State how many lines in the entries below contain "matplotlib". Write nothing but the number.
___
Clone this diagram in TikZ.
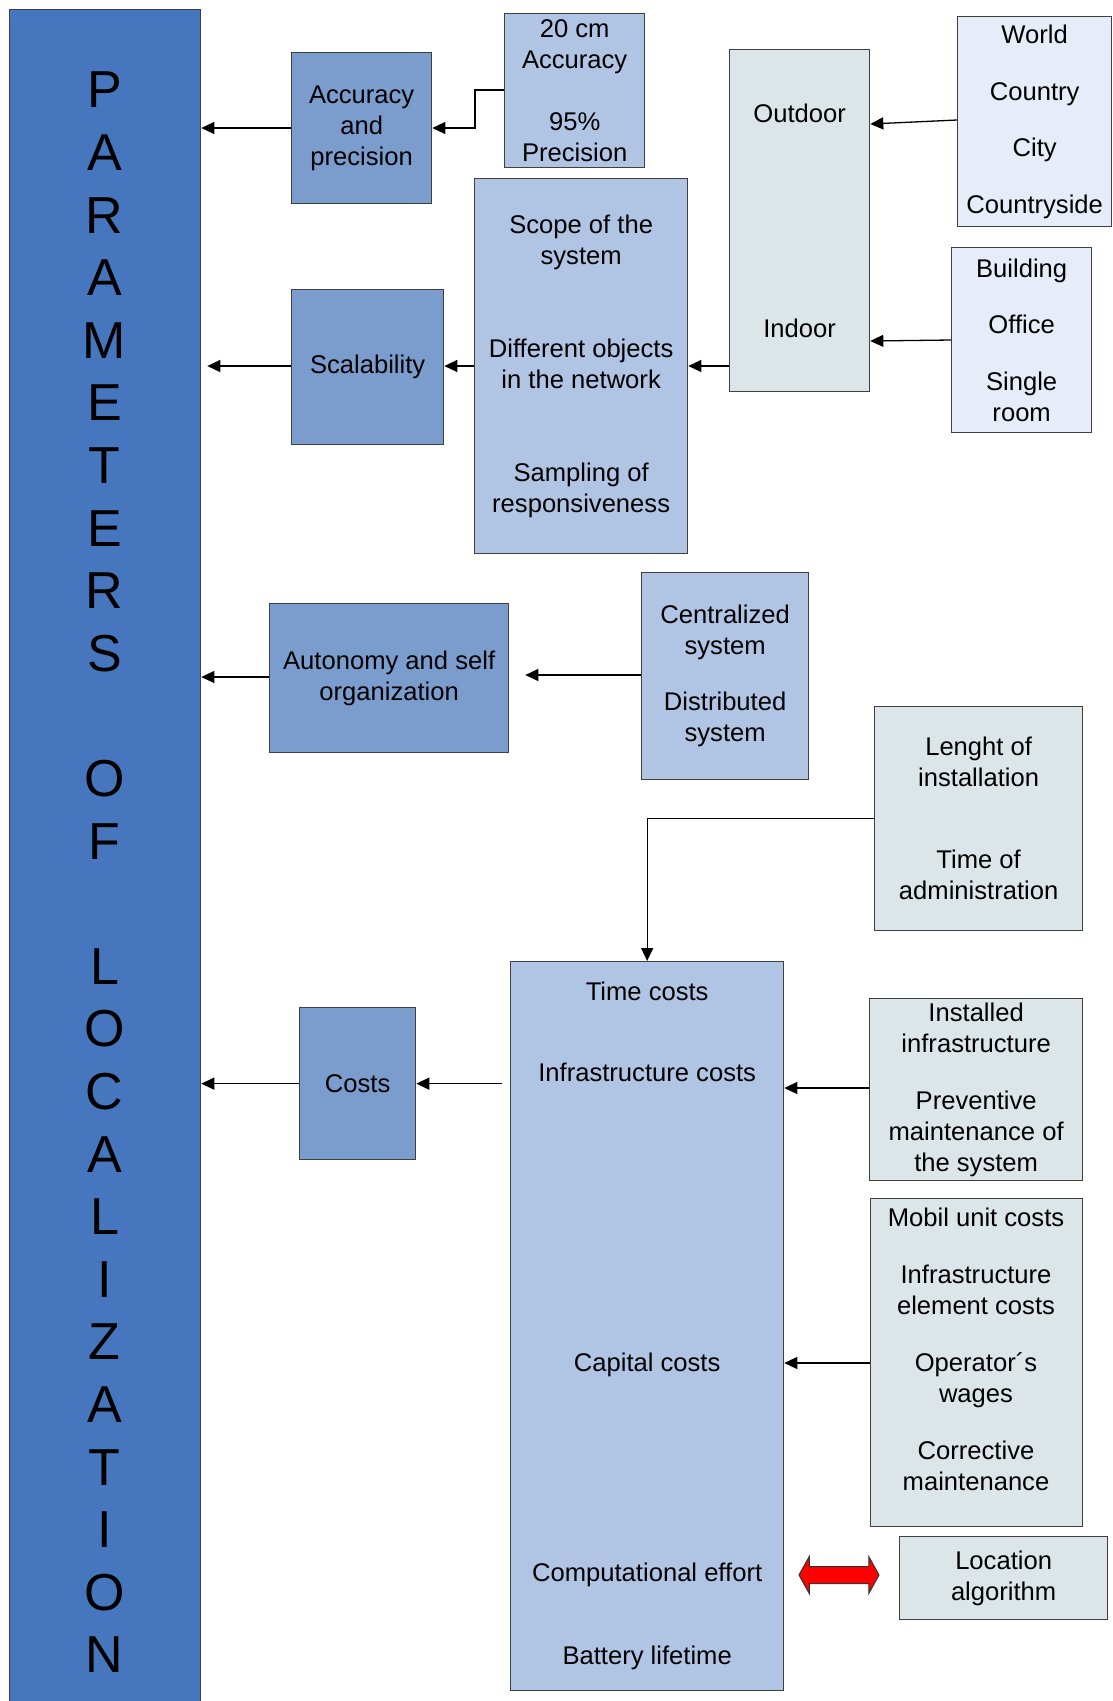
\documentclass[tikz,border=0pt]{standalone}
\usepackage{fontspec}
\setmainfont{Liberation Sans}
\usepackage{tikz}
\usetikzlibrary{arrows.meta}
\usetikzlibrary{shapes.arrows}
\definecolor{barblue}{RGB}{70,119,190}
\definecolor{midblue}{RGB}{123,157,206}
\definecolor{lightblue}{RGB}{176,196,228}
\definecolor{greyblue}{RGB}{220,230,232}
\definecolor{paleblue}{RGB}{230,236,248}

\begin{document}
\begin{tikzpicture}[x=1pt, y=-1pt,
        txt/.style={align=center, font=\fontsize{25.6}{31}\selectfont},
        box/.style={txt, draw=black!75, line width=1.3pt, anchor=north west, inner sep=0pt},
        arr/.style={-{Triangle[length=13pt,width=12pt]}, line width=1.3pt}]
        \useasboundingbox (0,0) rectangle (1113,1701);
        \node[box, fill=barblue, minimum width=191, minimum height=1700] (bar) at (9,9) {};
        \node[align=center, font=\fontsize{52}{62.6}\selectfont] (title) at (104.5,872.5) {P\\A\\R\\A\\M\\E\\T\\E\\R\\S\\~\\O\\F\\~\\L\\O\\C\\A\\L\\I\\Z\\A\\T\\I\\O\\N};
        \node[box, fill=midblue, minimum width=140, minimum height=151] (accprec) at (291,52) {Accuracy\\and\\precision};
        \node[box, fill=lightblue, minimum width=140, minimum height=154] (cm20) at (504,13) {20 cm\\Accuracy\\~\\95\%\\Precision};
        \node[box, fill=greyblue, minimum width=140, minimum height=342] (place) at (729,49) {Outdoor\\[184pt]Indoor};
        \node[box, fill=paleblue, minimum width=154, minimum height=210] (outdoor) at (957,16) {World\\[25.5pt]Country\\[25.5pt]City\\[25.5pt]Countryside};
        \node[box, fill=paleblue, minimum width=140, minimum height=185] (indoor) at (951,247) {Building\\[25.5pt]Office\\[25.5pt]Single\\room};
        \node[box, fill=lightblue, minimum width=213, minimum height=375] (scope) at (474,178) {Scope of the\\system\\[62pt]Different objects\\in the network\\[62pt]Sampling of\\responsiveness};
        \node[box, fill=midblue, minimum width=152, minimum height=155] (scal) at (291,289) {Scalability};
        \node[box, fill=midblue, minimum width=239, minimum height=149] (auton) at (269,603) {Autonomy and self\\organization};
        \node[box, fill=lightblue, minimum width=167, minimum height=207] (central) at (641,572) {Centralized\\system\\[25pt]Distributed\\system};
        \node[box, fill=greyblue, minimum width=208, minimum height=224] (admin) at (874,706) {Lenght of\\installation\\[51pt]Time of\\administration};
        \node[box, fill=lightblue, minimum width=273, minimum height=729] (costtypes) at (510,961) {Time costs\\[50pt]Infrastructure costs\\[259pt]Capital costs\\[179pt]Computational effort\\[52pt]Battery lifetime};
        \node[box, fill=midblue, minimum width=116, minimum height=152] (costs) at (299,1007) {Costs};
        \node[box, fill=greyblue, minimum width=213, minimum height=182] (infra) at (869,998) {Installed\\infrastructure\\[26pt]Preventive\\maintenance of\\the system};
        \node[box, fill=greyblue, minimum width=212, minimum height=328] (capital) at (870,1198) {};
        \node[txt] (capitaltxt) at (976,1349) {Mobil unit costs\\[26pt]Infrastructure\\element costs\\[26pt]Operator´s\\wages\\[26pt]Corrective\\maintenance};
        \node[box, fill=greyblue, minimum width=208, minimum height=83] (algo) at (899,1536) {Location\\algorithm};
        \node[double arrow, draw=black!80, fill=red, line width=1pt, inner xsep=0pt, inner ysep=8pt, minimum width=36, minimum height=80, double arrow head extend=10, double arrow tip angle=122] (link) at (839,1575) {};
        \draw[arr] (cm20.west |- 0,90) -- ++(-29,0) |- (accprec.east |- 0,128);
        \draw[arr] (accprec.west |- 0,128) -- (bar.east |- 0,128);
        \draw[arr] (outdoor.west |- 0,120) -- (place.east |- 0,124);
        \draw[arr] (indoor.west |- 0,340) -- (place.east |- 0,341);
        \draw[arr] (place.west |- 0,366) -- (scope.east |- 0,366);
        \draw[arr] (scope.west |- 0,366) -- (scal.east |- 0,366);
        \draw[arr, shorten >=6pt] (scal.west |- 0,366) -- (bar.east |- 0,366);
        \draw[arr] (auton.west |- 0,677) -- (bar.east |- 0,677);
        \draw[arr, shorten >=16pt] (central.west |- 0,675) -- (auton.east |- 0,675);
        \draw[arr] (admin.west) -| (costtypes.north);
        \draw[arr, shorten <=8pt] (costtypes.west |- costs.east) -- (costs.east);
        \draw[arr] (costs.west) -- (bar.east |- costs.west);
        \draw[arr] (infra.west |- 0,1088) -- (costtypes.east |- 0,1088);
        \draw[arr] (capital.west |- 0,1363) -- (costtypes.east |- 0,1363);
      \end{tikzpicture}
\end{document}
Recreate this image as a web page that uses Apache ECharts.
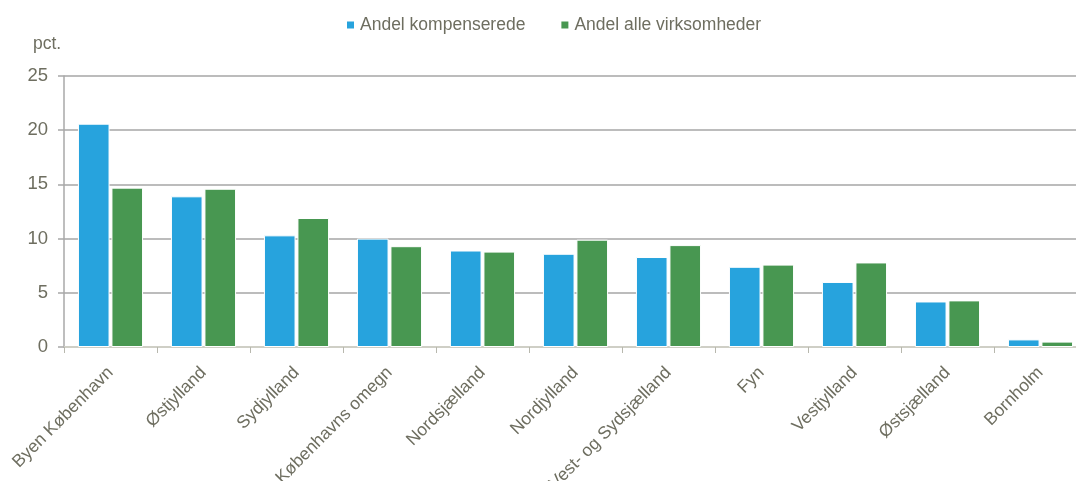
<!DOCTYPE html>
<html>
<head>
<meta charset="utf-8">
<script src="https://cdn.jsdelivr.net/npm/echarts@6/dist/echarts.min.js"></script>
<style>
html,body{margin:0;padding:0;background:#fff;}
#c{width:1076px;height:481px;}
</style>
</head>
<body>
<div id="c"></div>
<script>
const categories = ["Byen København","Østjylland","Sydjylland","Københavns omegn","Nordsjælland","Nordjylland","Vest- og Sydsjælland","Fyn","Vestjylland","Østsjælland","Bornholm"];
const seriesNames = ["Andel kompenserede","Andel alle virksomheder"];
const kompenserede = [20.6,13.9,10.3,10.0,8.9,8.6,8.3,7.4,6.0,4.2,0.7];
const alleVirksomheder = [14.7,14.6,11.9,9.3,8.8,9.9,9.4,7.6,7.8,4.3,0.5];
const yTicks = {min:0,max:25,interval:5};
const yUnit = "pct.";

const txt = '#6e6e60';
const font = "'Liberation Sans',Arial,sans-serif";
const fs = 17.5;
const chart = echarts.init(document.getElementById('c'), null, {renderer:'canvas'});
chart.setOption({
  animation:false,
  backgroundColor:'#fff',
  textStyle:{fontFamily:font},
  legend:{
    top:11, left:340, itemWidth:9, itemHeight:9, itemGap:34,
    icon:'rect',
    textStyle:{color:txt,fontSize:fs,fontFamily:font},
    data:seriesNames
  },
  graphic:[{type:'text',left:33,top:35,style:{text:yUnit,fill:txt,font:fs+"px "+font}}],
  grid:{left:64,top:76,right:-11,bottom:134,containLabel:false,outerBoundsMode:'none'},
  xAxis:{
    type:'category',data:categories,boundaryGap:true,
    axisLine:{lineStyle:{color:'#cfcfc6',width:2}},
    axisTick:{show:true,interval:0,length:6,lineStyle:{color:'#b8b8ae',width:1}},
    axisLabel:{interval:0,rotate:45,margin:23,color:txt,fontSize:fs,fontFamily:font}
  },
  yAxis:{
    type:'value',min:yTicks.min,max:yTicks.max,interval:yTicks.interval,
    axisLine:{show:true,lineStyle:{color:'#a8a8a8',width:1.5}},
    axisTick:{show:true,length:6,lineStyle:{color:'#a8a8a8',width:1.5}},
    axisLabel:{margin:16,color:txt,fontSize:fs+1,fontFamily:font},
    splitLine:{show:true,lineStyle:{color:'#a6a6a6',width:1.5}}
  },
  series:[
    {name:seriesNames[0],type:'bar',data:kompenserede,barGap:'6%',barCategoryGap:'30%',
     itemStyle:{color:'#27a3dd',borderColor:'#ffffff',borderWidth:1}},
    {name:seriesNames[1],type:'bar',data:alleVirksomheder,
     itemStyle:{color:'#489751',borderColor:'#ffffff',borderWidth:1}}
  ]
});
</script>
</body>
</html>
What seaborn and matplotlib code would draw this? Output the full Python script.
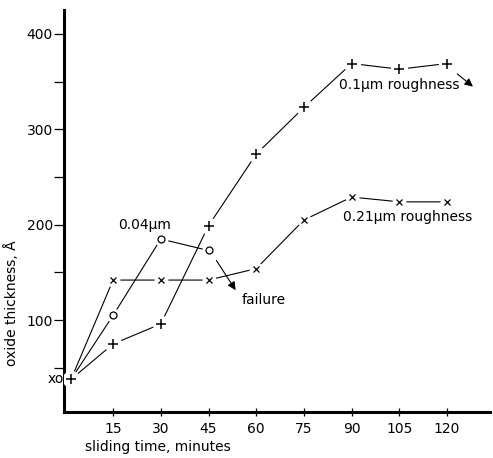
import numpy as np
import pandas as pd
import matplotlib
matplotlib.use("Agg")
import matplotlib.pyplot as plt
import seaborn as sns

# values
time_01 = [1.8, 15, 30, 45, 60, 75, 90, 105, 120]
oxide_01 = [38, 75, 96, 199, 274, 323, 369, 363, 369]

time_004 = [1.8, 15, 30, 45]
oxide_004 = [38, 105, 185, 173]

time_021 = [1.8, 15, 30, 45, 60, 75, 90, 105, 120]
oxide_021 = [38, 142, 142, 142, 154, 205, 229, 224, 224]

x_ticks = [15, 30, 45, 60, 75, 90, 105, 120]
y_ticks = [100, 200, 300, 400]
y_minor = [50, 150, 250, 350]

sns.set_style("ticks")
plt.rcParams['font.family'] = ['DejaVu Sans']
for key in ['text.color', 'axes.labelcolor', 'xtick.color', 'ytick.color', 'axes.edgecolor']:
    plt.rcParams[key] = 'black'

df = pd.concat([
    pd.DataFrame({'time': time_01, 'oxide': oxide_01, 'series': '0.1'}),
    pd.DataFrame({'time': time_004, 'oxide': oxide_004, 'series': '0.04'}),
    pd.DataFrame({'time': time_021, 'oxide': oxide_021, 'series': '0.21'}),
])

fig = plt.figure(figsize=(4.93, 4.58), dpi=100)
ax = fig.add_axes([0.130, 0.100, 0.864, 0.878])

# connecting lines
for name, grp in df.groupby('series'):
    sns.lineplot(data=grp, x='time', y='oxide', ax=ax, color='black',
                 linewidth=0.8, sort=False, estimator=None, legend=False)

# white halo behind markers to leave small gaps in the lines
marker_style = {'0.1': ('+', 7.5, 1.1), '0.04': ('o', 5, 0.9), '0.21': ('x', 5, 0.9)}
for name, grp in df.groupby('series'):
    m, ms, mew = marker_style[name]
    pts = grp if name == '0.1' else grp.iloc[1:]
    ax.plot(pts['time'], pts['oxide'], linestyle='none', marker='o',
            markersize=ms + 4, markerfacecolor='white', markeredgecolor='white', zorder=3)
    ax.plot(pts['time'], pts['oxide'], linestyle='none', marker=m, markersize=ms,
            markerfacecolor='white', markeredgecolor='black', markeredgewidth=mew, zorder=4)

# start point labels for the other two series
ax.text(-0.4, 38, 'xo', ha='right', va='center', fontsize=10, clip_on=False)

# arrows
ax.annotate('', xy=(128.8, 343), xytext=(122.5, 360),
            arrowprops=dict(arrowstyle='-|>', color='black', lw=0.8, mutation_scale=12))
ax.annotate('', xy=(54, 129), xytext=(47, 165),
            arrowprops=dict(arrowstyle='-|>', color='black', lw=0.8, mutation_scale=12))

# labels on the curves
ax.text(25, 200, '0.04µm', ha='center', va='center', fontsize=10)
ax.text(105, 346, '0.1µm roughness', ha='center', va='center', fontsize=10)
ax.text(107.5, 208, '0.21µm roughness', ha='center', va='center', fontsize=10)
ax.text(55.5, 121, 'failure', ha='left', va='center', fontsize=10)

ax.set_xlim(-0.4, 133.5)
ax.set_ylim(3.5, 425)
ax.set_xticks(x_ticks)
ax.set_yticks(y_ticks)
ax.set_yticks(y_minor, minor=True)
ax.tick_params(axis='y', which='major', direction='out', length=7, width=0.9, labelsize=10, pad=1)
ax.tick_params(axis='y', which='minor', direction='out', length=7, width=0.9)
ax.tick_params(axis='x', which='major', direction='inout', length=6, width=0.9, labelsize=10, pad=4)

for s in ['top', 'right']:
    ax.spines[s].set_visible(False)
for s in ['left', 'bottom']:
    ax.spines[s].set_linewidth(2.2)

ax.set_xlabel('sliding time, minutes', fontsize=10, labelpad=1)
ax.set_ylabel('oxide thickness, Å', fontsize=10, labelpad=3)
ax.yaxis.set_label_coords(-0.105, 0.27)
ax.xaxis.set_label_coords(0.22, -0.07)

fig.savefig('out.png', dpi=100)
___
ANSWER FOR THE TASK: 4